To become an adult, every person faces the task of the differentiation of self. The process of differentiating focuses on developing personal, authentic relationship with each member of the family, and changing one’s part in old, repetitive, dysfunctional emotional patterns so that one is able to speak one’s personal views calmly and nonreactively regardless of who is for or against them. Therapeutic coaching or family therapy with one person focuses on understanding the rules and roles of one’s family of origin and developing the freedom to make one’s own decisions.
 
 
 
 
 
WMB: Why, in your opinion and experience, is resilience important?

 

RC: The ability to struggle well, to make meaning out of adversity and to make loss matter is fundamental to emotional well being and stability in family adaptation to both predictable, normative transitional events in the developmental life cycle and unexpected, unscheduled crises that interrupt developmental tasks. Strengthening the foundation of love and affection helps to curtail repetitive negative cycles of anger and despair thereby promoting a secure base from which to reduce vulnerability, diminish conflict and repair attachment injuries. Be it problems with children, intimate partner conflicts and complaints, family feuds or disruption from major family life-cycle transitions, bringing family members together to help transform their interactions and learn to solve the problems in their relationships has a power to achieve the full range of emotional health that is almost magical.

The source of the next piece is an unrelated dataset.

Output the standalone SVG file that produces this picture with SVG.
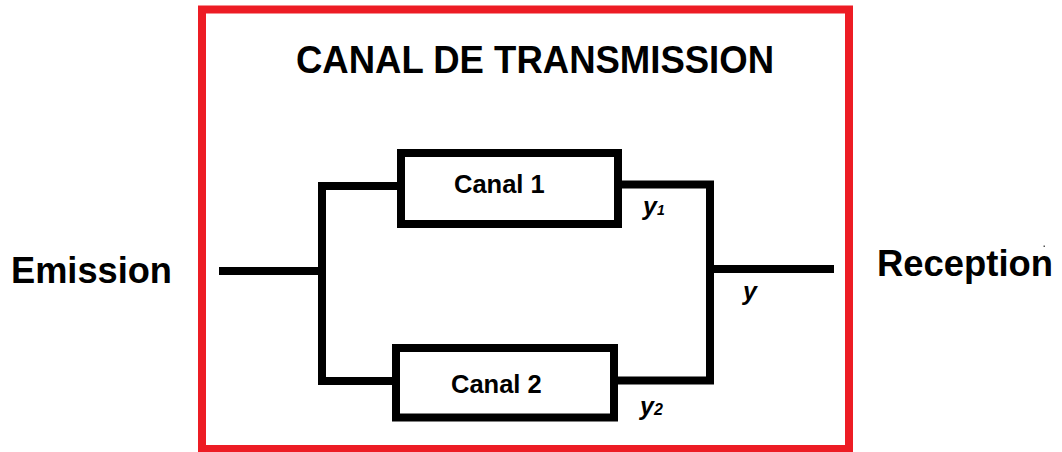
<svg xmlns="http://www.w3.org/2000/svg" width="1062" height="452" viewBox="0 0 1062 452">
  <style>
    .wire { fill: none; stroke: #000; stroke-width: 8; stroke-linecap: butt; stroke-linejoin: miter; }
    .box { fill: #fff; stroke: #000; stroke-width: 8; }
    .lbl { font-family: "Liberation Sans", Arial, sans-serif; font-weight: bold; fill: #000; }
    .var { font-family: "Liberation Sans", Arial, sans-serif; font-weight: bold; font-style: italic; fill: #000; }
  </style>
  <rect width="1062" height="452" fill="#fff"/>
  <g id="channel-frame">
    <rect x="202" y="9.5" width="647" height="439.5" fill="none" stroke="#ed1c24" stroke-width="8"/>
    <text class="lbl" x="296" y="73" font-size="38" textLength="478" lengthAdjust="spacingAndGlyphs">CANAL DE TRANSMISSION</text>
  </g>
  <g id="connectors">
    <path class="wire" d="M219,271 H322 M405,186 H322 V381 H396"/>
    <path class="wire" d="M618,184.5 H710 V380.5 H614 M710,269 H834"/>
  </g>
  <g id="emission">
    <text class="lbl" x="11" y="283" font-size="36.5" textLength="161" lengthAdjust="spacingAndGlyphs">Emission</text>
  </g>
  <g id="reception">
    <text class="lbl" x="877" y="276" font-size="36.5" textLength="176" lengthAdjust="spacingAndGlyphs">Reception</text>
  </g>
  <g id="canal1">
    <rect class="box" x="401" y="153" width="217" height="71"/>
    <text class="lbl" x="454" y="193" font-size="25.5">Canal 1</text>
  </g>
  <g id="canal2">
    <rect class="box" x="396" y="348" width="218" height="69.5"/>
    <text class="lbl" x="451" y="393" font-size="25.5">Canal 2</text>
  </g>
  <g id="labels">
    <text class="var" x="643" y="215" font-size="25">y<tspan font-size="14">1</tspan></text>
    <text class="var" x="640" y="415" font-size="25">y<tspan font-size="16">2</tspan></text>
    <text class="var" x="743" y="300" font-size="25">y</text>
  </g>
  <rect x="1043.5" y="245.5" width="1.5" height="1.5" fill="#555"/>
</svg>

Understanding the interactions between family structure, function and process enhances “the art of the possible,” and furthers dialogue to help families get safely through turbulent waters. Acknowledgement of the reality and shared experience of loss facilitates family reorganization and reinvestment in other relationships and life goals. Focusing on strengths and resource helps families develop the ability to struggle well and empowers families to overcome persistent adversity.
 
 
 
 
 
WMB: Do you think resilience is an inborn trait, or something that can be learned?

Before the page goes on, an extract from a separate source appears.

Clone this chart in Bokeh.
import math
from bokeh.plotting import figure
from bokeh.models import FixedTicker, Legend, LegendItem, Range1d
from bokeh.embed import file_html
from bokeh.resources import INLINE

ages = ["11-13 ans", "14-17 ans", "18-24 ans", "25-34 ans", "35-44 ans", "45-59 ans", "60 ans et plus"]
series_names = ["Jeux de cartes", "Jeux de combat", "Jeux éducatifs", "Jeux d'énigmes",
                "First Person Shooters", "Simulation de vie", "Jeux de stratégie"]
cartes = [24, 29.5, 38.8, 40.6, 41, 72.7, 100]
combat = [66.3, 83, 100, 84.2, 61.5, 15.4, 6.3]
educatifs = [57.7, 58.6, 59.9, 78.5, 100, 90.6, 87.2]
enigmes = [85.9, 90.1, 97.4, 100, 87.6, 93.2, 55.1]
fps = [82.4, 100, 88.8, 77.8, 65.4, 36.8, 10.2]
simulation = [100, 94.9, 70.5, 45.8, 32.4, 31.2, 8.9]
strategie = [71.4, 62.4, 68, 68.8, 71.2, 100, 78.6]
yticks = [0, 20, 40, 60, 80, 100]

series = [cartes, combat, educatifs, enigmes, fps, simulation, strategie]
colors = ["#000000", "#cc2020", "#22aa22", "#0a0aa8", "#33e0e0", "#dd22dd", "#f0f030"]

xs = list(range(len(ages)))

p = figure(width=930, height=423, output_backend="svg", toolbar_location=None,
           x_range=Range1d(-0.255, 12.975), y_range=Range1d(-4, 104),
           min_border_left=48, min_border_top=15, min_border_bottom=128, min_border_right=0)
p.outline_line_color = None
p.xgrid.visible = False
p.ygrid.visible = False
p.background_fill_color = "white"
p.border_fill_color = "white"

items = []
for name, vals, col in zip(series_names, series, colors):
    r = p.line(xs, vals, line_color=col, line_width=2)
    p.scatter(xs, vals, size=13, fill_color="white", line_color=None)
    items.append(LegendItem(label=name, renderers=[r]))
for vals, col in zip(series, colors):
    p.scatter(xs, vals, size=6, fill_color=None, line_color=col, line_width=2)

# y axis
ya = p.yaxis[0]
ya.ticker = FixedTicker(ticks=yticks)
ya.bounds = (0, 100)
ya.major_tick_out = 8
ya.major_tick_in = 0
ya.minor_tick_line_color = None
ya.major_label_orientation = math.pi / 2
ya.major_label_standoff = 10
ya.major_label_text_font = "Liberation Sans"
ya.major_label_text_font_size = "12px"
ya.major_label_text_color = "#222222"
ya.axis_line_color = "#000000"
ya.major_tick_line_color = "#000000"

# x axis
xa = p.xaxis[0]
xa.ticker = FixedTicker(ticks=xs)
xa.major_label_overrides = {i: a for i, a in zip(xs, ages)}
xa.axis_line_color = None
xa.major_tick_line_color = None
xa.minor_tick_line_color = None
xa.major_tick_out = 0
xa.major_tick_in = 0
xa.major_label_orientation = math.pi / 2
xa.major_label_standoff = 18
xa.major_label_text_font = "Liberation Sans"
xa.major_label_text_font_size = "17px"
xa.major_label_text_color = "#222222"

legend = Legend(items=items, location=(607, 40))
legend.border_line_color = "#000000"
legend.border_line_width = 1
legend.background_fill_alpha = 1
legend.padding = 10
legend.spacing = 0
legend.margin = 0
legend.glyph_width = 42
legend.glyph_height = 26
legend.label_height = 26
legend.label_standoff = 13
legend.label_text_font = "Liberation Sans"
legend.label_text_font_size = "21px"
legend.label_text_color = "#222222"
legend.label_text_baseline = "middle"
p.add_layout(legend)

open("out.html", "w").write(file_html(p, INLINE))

RC: Both/and. As with individuals, some families are more resilient than others. Resilience can facilitated by:

 

  • Hope, optimism and confidence
  • “Transcendence and Spirituality”, defined as (1) a sense of larger values and purpose, (2) healing rituals, congregational support and a faith based community, (3) inspiration and (4) transformation, is one of the key processes in family resilience
  • Mutual support, collaboration and commitment
  • Open emotional expression, empathy and pleasure
  • Cooperation, flexibility and proactive problem solving

 

So how do you do that?  That comes back to basic Bowenian what’s called family of origin or differentiation work.  The theory is we all bring a backpack into our relationships.  Some of it is good stuff; some of it is bad stuff.  A colleague of mine says, “Just ‘cause you have a lot of baggage doesn’t mean you have to open every piece.”

 

And where we get in trouble is that most of us are not aware of a lot of the stuff that is in that backpack.  Our family had rules of how you deal with conflict, how you deal with relationships, what you talk about, what you don’t talk about, what boundaries and limits are, how involved you are in everybody else’s life.  We think that the whole world lives that way because it is the family we grew up in and then we meet somebody who has a completely different way of doing things.  And we don’t even get, initially, what the conflict is.

 

 

 

 

WMB: Do you think your any of your personal experiences gives you a unique perspective on the topic? How?

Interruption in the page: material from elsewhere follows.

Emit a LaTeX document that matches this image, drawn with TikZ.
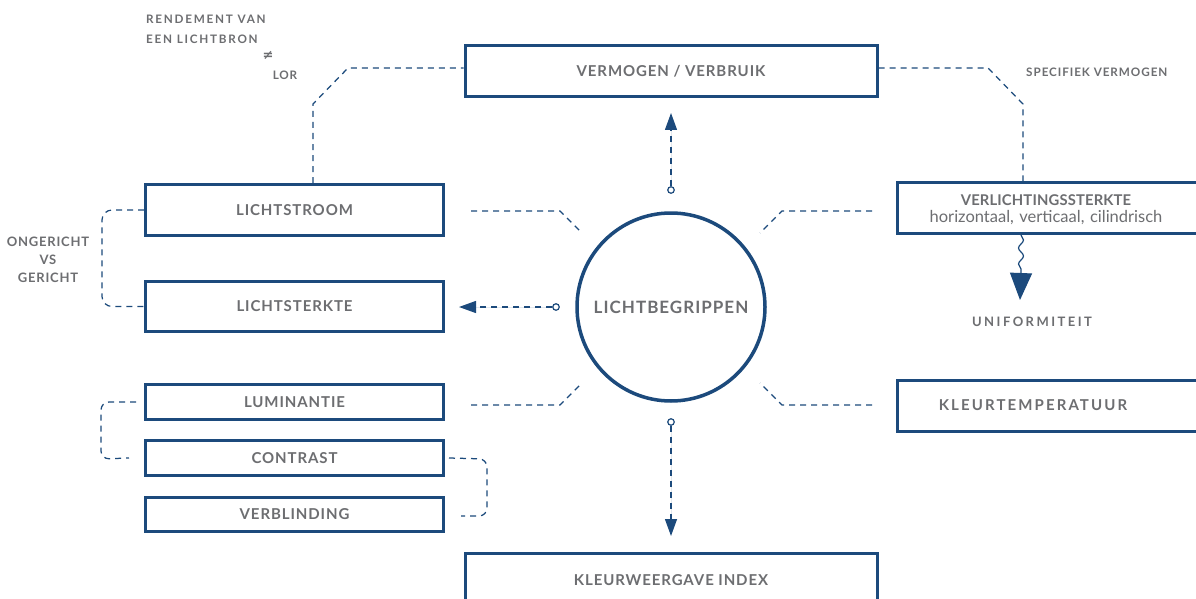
\documentclass[tikz,border=0pt]{standalone}
\usepackage{fontspec}
\setmainfont{Lato}
\newfontfamily\capsfont[LetterSpace=6]{Lato Bold}
\newfontfamily\lblfont[LetterSpace=6]{Lato Bold}
\newfontfamily\subfont{Lato}
\newfontfamily\symfont{DejaVu Sans}
\usetikzlibrary{arrows.meta,decorations.pathmorphing}
\definecolor{cblue}{RGB}{28,74,124}
\definecolor{cgrey}{RGB}{109,110,113}
\begin{document}
\begin{tikzpicture}[x=1pt,y=-1pt,
  box/.style={draw=cblue, line width=3pt, inner sep=0pt, text=cgrey,
    font=\capsfont\fontsize{15}{17}\selectfont},
  lbl/.style={inner sep=0pt, text=cgrey, font=\lblfont\fontsize{11.7}{20}\selectfont},
  lblb/.style={inner sep=0pt, text=cgrey, font=\lblfont\fontsize{13}{18}\selectfont},
  dsh/.style={draw=cblue, line width=1.25pt, dash pattern=on 6pt off 5pt},
  knob/.style={circle, draw=cblue, fill=white, line width=1.2pt, inner sep=0pt, minimum size=6.5pt},
  tipsmall/.style={-{Triangle[length=17pt,width=12pt]}},
  tipbig/.style={-{Triangle[length=27pt,width=22pt]}}
]
\fill[white] (0,0) rectangle (1196,599);
\clip (0,0) rectangle (1196,599);

% boxes
\node[box, minimum width=412pt, minimum height=51pt] (verm) at (671,71) {VERMOGEN / VERBRUIK};
\node[box, minimum width=298pt, minimum height=51pt] (lstroom) at (294.5,210) {LICHTSTROOM};
\node[box, minimum width=298pt, minimum height=50pt] (lsterkte) at (294.5,306.5) {LICHTSTERKTE};
\node[box, minimum width=298pt, minimum height=35pt] (lumin) at (294.5,402) {LUMINANTIE};
\node[box, minimum width=298pt, minimum height=35pt] (contrast) at (294.5,458) {CONTRAST};
\node[box, minimum width=298pt, minimum height=34pt] (verbl) at (294.5,514) {VERBLINDING};
\node[box, text width=303pt, align=center, minimum height=51pt,
  font=\subfont\fontsize{16.5}{16.5}\selectfont] (verlicht) at (1048.5,208)
  {\hspace*{-5pt}{\capsfont\addfontfeature{LetterSpace=1}\fontsize{14.8}{16.5}\selectfont\rule{0pt}{14pt}VERLICHTINGSSTERKTE}\\
   \hspace*{-5pt}horizontaal, verticaal, cilindrisch};
\node[box, minimum width=303pt, minimum height=51pt] (ktemp) at (1048.5,405.5)
  {\hspace*{-31pt}\addfontfeature{LetterSpace=14}KLEURTEMPERATUUR};
\node[box, minimum width=412pt, minimum height=54pt] (kwi) at (671,580) {KLEURWEERGAVE INDEX};

% central circle
\node[circle, draw=cblue, line width=3.5pt, minimum size=188pt, inner sep=0pt, text=cgrey,
  font=\capsfont\fontsize{17}{19}\selectfont] (core) at (671,307) {LICHTBEGRIPPEN};

% knobs and arrows
\node[knob] (ku) at (671,190) {};
\node[knob] (kl) at (556,307) {};
\node[knob] (kd) at (671,422) {};
\coordinate (au) at (671,113);
\coordinate (al) at (459,307);
\coordinate (ad) at (671,536);
\draw[dsh, tipsmall, fill=cblue] (ku) -- (au);
\draw[dsh, tipsmall, fill=cblue] (kl) -- (al);
\draw[dsh, tipsmall, fill=cblue] (kd) -- (ad);

% top connectors
\coordinate (tl1) at (313,104);
\coordinate (tl2) at (348,68);
\draw[dsh] (tl1 |- lstroom.north) -- (tl1) -- (tl2) -- (tl2 -| verm.west);
\coordinate (tr1) at (988,68);
\coordinate (tr2) at (1023,104);
\draw[dsh] (tr1 -| verm.east) -- (tr1) -- (tr2) -- (tr2 |- verlicht.north);

% brackets
\coordinate (og) at (102,0);
\draw[dsh, rounded corners=10pt] (lstroom.west) -- (og |- lstroom.west) -- (og |- lsterkte.west) -- (lsterkte.west);
\coordinate (lb1) at (101,401);
\coordinate (lb2) at (101,459);
\draw[dsh, rounded corners=8pt] ([xshift=-8pt]lumin.west) -- (lb1 |- lumin.west) -- (lb2) -- ([xshift=-15pt]contrast.west);
\coordinate (rb1) at (487,459);
\coordinate (rb2) at (487,516);
\draw[dsh, rounded corners=8pt] ([xshift=4pt]contrast.east) -- (rb1) -- (rb2) -- ([xshift=16pt]verbl.east |- rb2);

% spokes
\coordinate (s1a) at (471,211); \coordinate (s1b) at (560,211); \coordinate (s1c) at (582,233);
\coordinate (s2a) at (471,405); \coordinate (s2b) at (560,405); \coordinate (s2c) at (582,383);
\coordinate (s3a) at (872,211); \coordinate (s3b) at (782,211); \coordinate (s3c) at (760,233);
\coordinate (s4a) at (872,405); \coordinate (s4b) at (782,405); \coordinate (s4c) at (760,383);
\draw[dsh] (s1a) -- (s1b) -- (s1c);
\draw[dsh] (s2a) -- (s2b) -- (s2c);
\draw[dsh] (s3a) -- (s3b) -- (s3c);
\draw[dsh] (s4a) -- (s4b) -- (s4c);

% wavy arrow to uniformiteit
\coordinate (wv) at (1021,273);
\coordinate (wt) at (1020,300);
\draw[cblue, line width=1.2pt, decorate, decoration={snake, amplitude=2.5pt, segment length=16pt}] (wv |- verlicht.south) -- (wv);
\draw[cblue, line width=1.2pt, tipbig, fill=cblue] (wv) -- (wt);

% labels
\node[lbl, anchor=west, align=left, font=\lblfont\addfontfeature{LetterSpace=15}\fontsize{11.7}{20}\selectfont] (rend) at (146,29) {RENDEMENT VAN\\EEN LICHTBRON};
\node[inner sep=0pt, text=cgrey, font=\symfont\bfseries\fontsize{13}{13}\selectfont] (neq) at (268,55) {≠};
\node[lbl] (lor) at (285,75) {LOR};
\node[lbl, anchor=west, font=\lblfont\addfontfeature{LetterSpace=8}\fontsize{11.7}{20}\selectfont] (spec) at (1026,72) {SPECIFIEK VERMOGEN};
\node[lblb, align=center] (ong) at (48,260) {ONGERICHT\\VS\\GERICHT};
\node[lblb, font=\lblfont\addfontfeature{LetterSpace=19}\fontsize{13}{18}\selectfont] (unif) at (1032,322) {UNIFORMITEIT};
\end{tikzpicture}
\end{document}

RC: The gift of the life of my paternal grandfather was a richly rewarding experience of the beauty and power of resilience. His story of life in the shtetl, Satanov, Podolia Gubernia where he was born, emigrating to the US, pushcarts on the Lower East Side, wholesale fruit, trucks, parking garages, financial success, the Great Depression and bankruptcy, restarting and reinvestment, commitment, fortitude, perseverance and a loving family is still my ideal of a life well lived.